- **The problem**: Every line that contains the word "this" should be copied.

- **Stored records**:
+ + +
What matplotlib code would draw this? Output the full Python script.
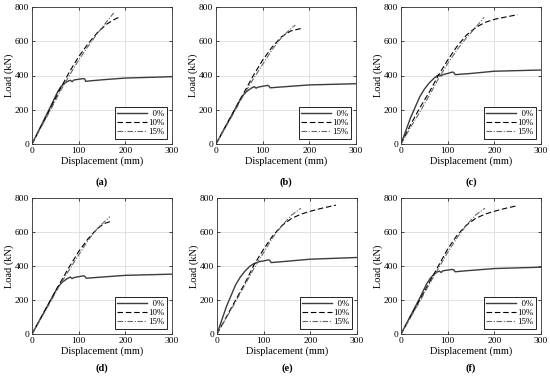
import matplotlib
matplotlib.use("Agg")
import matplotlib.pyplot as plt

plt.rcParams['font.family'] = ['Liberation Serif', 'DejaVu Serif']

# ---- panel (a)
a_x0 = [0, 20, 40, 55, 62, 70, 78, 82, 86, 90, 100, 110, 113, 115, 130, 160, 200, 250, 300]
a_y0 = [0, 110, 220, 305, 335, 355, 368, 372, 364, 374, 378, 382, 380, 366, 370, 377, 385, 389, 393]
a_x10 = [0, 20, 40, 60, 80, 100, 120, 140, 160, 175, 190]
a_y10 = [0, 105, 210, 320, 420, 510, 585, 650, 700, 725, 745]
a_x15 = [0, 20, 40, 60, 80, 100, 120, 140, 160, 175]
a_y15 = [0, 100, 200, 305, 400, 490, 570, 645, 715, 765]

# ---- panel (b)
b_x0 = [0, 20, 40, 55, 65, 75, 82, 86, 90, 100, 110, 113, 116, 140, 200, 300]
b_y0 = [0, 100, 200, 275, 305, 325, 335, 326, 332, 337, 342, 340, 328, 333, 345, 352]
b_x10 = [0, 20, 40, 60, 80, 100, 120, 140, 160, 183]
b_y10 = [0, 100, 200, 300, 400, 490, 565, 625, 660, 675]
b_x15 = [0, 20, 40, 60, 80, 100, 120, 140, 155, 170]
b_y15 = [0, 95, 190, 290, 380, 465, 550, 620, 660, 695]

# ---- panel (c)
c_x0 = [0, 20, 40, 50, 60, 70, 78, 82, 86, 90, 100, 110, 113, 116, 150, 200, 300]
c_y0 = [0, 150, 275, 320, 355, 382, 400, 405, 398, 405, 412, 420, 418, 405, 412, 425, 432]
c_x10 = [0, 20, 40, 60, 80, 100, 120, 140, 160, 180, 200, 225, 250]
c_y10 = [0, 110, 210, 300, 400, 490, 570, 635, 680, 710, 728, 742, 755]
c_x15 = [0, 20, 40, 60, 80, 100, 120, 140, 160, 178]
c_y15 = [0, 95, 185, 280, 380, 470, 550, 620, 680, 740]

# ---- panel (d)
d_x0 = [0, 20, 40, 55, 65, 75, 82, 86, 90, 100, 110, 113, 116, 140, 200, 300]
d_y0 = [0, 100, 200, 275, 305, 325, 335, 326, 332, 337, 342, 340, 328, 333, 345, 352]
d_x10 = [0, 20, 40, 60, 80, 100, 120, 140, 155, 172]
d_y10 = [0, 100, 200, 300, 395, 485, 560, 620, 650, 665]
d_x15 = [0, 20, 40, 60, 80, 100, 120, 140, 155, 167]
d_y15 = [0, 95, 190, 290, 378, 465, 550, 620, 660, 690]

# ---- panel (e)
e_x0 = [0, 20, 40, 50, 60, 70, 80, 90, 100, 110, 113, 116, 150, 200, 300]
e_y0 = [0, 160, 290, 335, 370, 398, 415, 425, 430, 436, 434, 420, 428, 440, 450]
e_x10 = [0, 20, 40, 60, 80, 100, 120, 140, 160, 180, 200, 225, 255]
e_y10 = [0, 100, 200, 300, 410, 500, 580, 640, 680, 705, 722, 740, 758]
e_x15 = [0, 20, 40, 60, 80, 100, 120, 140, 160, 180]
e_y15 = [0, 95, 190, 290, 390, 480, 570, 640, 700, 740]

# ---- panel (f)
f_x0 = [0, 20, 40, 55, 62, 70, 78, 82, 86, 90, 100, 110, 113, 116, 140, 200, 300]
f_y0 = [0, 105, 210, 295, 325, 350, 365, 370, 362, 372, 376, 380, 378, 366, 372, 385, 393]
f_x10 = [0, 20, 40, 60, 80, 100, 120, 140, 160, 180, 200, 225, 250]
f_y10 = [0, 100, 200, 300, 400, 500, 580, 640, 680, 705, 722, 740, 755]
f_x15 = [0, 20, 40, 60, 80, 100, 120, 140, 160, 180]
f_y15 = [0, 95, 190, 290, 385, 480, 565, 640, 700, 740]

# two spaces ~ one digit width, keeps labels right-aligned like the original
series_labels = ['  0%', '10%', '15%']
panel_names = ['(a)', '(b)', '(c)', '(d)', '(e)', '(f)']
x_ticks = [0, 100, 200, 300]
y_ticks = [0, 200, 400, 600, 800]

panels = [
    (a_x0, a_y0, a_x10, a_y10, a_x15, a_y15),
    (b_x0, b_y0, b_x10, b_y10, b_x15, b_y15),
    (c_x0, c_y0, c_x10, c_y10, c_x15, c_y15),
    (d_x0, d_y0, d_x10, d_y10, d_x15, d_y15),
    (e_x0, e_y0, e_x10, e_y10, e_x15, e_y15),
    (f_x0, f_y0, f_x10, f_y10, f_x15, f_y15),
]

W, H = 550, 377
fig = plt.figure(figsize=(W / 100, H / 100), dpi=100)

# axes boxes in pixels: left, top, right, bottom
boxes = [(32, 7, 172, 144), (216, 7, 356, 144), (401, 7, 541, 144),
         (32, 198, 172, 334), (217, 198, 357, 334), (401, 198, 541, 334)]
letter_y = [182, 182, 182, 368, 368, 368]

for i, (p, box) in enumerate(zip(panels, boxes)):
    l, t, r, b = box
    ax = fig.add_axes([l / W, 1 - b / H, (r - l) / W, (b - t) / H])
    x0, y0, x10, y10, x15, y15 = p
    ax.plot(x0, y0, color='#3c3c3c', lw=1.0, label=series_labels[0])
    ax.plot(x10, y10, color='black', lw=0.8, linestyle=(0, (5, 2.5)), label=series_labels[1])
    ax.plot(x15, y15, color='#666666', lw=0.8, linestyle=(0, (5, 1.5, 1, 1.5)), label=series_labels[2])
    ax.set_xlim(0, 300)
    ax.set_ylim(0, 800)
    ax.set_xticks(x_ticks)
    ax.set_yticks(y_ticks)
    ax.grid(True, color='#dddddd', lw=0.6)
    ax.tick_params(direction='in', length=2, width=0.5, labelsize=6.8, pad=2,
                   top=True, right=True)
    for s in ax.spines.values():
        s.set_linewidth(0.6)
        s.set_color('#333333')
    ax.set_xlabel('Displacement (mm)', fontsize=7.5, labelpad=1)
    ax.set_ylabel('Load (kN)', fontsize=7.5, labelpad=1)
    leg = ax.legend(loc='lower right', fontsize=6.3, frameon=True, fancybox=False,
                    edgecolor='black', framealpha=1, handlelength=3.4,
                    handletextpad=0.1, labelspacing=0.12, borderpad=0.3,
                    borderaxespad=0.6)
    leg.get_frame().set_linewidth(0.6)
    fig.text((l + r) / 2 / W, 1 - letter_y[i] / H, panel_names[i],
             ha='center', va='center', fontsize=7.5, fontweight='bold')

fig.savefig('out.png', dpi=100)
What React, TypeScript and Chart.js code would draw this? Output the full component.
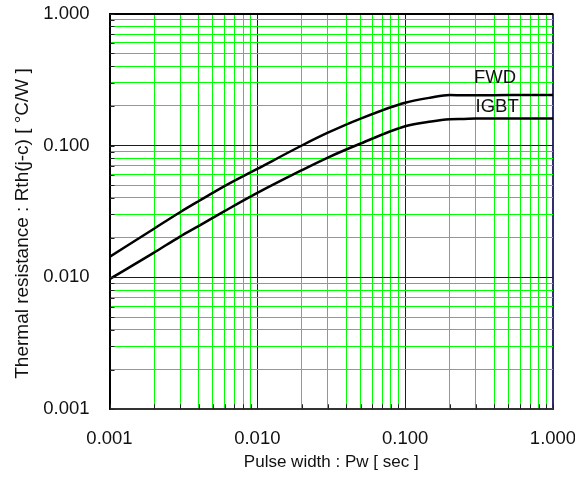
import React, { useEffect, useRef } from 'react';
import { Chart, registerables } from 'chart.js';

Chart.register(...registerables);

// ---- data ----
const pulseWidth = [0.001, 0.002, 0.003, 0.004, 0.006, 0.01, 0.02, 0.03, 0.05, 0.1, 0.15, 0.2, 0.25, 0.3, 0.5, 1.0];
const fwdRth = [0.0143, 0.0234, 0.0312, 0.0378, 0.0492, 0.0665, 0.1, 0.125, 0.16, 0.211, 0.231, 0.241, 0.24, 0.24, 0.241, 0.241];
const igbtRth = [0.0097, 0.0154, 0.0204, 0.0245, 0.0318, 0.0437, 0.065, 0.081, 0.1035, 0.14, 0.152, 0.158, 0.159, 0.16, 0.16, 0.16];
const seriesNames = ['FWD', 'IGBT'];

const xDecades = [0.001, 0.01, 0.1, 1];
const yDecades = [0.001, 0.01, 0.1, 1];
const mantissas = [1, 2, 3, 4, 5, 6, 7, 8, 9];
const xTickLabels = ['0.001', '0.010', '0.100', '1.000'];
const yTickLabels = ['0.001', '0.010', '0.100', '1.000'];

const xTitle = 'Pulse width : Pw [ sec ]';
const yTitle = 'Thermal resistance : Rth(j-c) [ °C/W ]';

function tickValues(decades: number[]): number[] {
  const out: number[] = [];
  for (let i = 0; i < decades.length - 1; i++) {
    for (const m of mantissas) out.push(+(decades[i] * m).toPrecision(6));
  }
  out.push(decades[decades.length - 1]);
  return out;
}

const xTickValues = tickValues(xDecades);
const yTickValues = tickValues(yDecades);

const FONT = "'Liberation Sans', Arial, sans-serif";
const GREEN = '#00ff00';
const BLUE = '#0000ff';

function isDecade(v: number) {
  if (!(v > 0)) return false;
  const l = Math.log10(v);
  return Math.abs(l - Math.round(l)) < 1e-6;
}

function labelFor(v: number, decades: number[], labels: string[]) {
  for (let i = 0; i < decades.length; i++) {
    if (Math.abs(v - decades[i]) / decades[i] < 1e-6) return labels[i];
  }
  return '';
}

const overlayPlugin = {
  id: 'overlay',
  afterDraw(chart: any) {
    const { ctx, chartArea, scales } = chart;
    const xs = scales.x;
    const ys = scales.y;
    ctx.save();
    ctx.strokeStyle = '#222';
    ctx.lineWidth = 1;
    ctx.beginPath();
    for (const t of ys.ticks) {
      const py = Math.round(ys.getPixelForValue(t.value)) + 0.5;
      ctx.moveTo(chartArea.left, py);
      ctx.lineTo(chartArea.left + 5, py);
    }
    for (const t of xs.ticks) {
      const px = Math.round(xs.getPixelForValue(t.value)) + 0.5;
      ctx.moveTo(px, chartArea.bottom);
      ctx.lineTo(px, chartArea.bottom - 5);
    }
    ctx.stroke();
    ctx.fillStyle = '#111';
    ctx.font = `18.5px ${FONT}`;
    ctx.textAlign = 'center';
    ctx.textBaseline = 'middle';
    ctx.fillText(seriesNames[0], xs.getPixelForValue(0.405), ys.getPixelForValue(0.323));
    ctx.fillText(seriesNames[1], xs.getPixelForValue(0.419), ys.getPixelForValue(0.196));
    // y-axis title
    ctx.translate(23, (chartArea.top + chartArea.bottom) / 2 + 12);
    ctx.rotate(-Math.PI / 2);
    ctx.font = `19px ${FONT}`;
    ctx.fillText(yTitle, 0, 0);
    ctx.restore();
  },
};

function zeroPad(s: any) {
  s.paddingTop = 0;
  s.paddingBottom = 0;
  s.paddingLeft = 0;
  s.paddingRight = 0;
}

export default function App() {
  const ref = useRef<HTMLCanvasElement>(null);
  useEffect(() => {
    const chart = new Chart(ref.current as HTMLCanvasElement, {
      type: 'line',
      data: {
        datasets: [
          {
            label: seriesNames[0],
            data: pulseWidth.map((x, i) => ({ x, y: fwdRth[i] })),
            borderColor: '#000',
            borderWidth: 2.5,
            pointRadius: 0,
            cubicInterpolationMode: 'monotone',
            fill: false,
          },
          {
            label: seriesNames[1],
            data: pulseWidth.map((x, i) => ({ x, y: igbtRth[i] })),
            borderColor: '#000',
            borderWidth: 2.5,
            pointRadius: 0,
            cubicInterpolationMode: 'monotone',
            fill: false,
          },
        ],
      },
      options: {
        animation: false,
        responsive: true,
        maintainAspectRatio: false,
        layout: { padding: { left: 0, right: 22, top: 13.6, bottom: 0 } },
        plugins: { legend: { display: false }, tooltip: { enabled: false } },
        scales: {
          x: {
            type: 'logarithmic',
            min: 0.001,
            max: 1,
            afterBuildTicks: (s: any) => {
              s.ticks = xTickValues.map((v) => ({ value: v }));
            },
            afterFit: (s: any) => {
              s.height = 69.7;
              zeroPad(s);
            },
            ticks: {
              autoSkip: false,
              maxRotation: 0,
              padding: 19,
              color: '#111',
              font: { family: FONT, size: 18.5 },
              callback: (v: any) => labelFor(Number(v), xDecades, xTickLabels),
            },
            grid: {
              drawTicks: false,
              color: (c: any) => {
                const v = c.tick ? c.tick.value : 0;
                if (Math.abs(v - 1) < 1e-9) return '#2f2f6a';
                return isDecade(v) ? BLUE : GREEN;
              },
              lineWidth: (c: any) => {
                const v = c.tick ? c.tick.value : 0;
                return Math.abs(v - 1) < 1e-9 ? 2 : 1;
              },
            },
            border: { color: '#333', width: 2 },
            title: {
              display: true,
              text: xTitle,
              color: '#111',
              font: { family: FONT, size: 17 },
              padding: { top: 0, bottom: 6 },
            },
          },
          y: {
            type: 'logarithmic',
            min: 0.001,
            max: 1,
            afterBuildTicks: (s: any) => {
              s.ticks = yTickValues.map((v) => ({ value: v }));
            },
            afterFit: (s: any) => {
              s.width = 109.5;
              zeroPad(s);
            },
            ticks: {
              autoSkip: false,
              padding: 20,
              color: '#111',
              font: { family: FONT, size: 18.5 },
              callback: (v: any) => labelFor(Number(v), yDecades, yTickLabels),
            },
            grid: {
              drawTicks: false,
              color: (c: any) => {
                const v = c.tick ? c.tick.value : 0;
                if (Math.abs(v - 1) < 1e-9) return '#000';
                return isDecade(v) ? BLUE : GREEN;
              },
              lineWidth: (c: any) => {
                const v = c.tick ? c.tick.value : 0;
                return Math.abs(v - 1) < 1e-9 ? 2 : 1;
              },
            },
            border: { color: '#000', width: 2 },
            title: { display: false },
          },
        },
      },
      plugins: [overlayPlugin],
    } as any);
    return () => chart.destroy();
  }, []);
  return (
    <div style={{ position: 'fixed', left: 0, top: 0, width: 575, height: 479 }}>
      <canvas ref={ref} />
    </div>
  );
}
+ + +
- **Task output**:
What matplotlib code would draw this? Output the full Python script.
What React, TypeScript and Chart.js code would draw this? Output the full component.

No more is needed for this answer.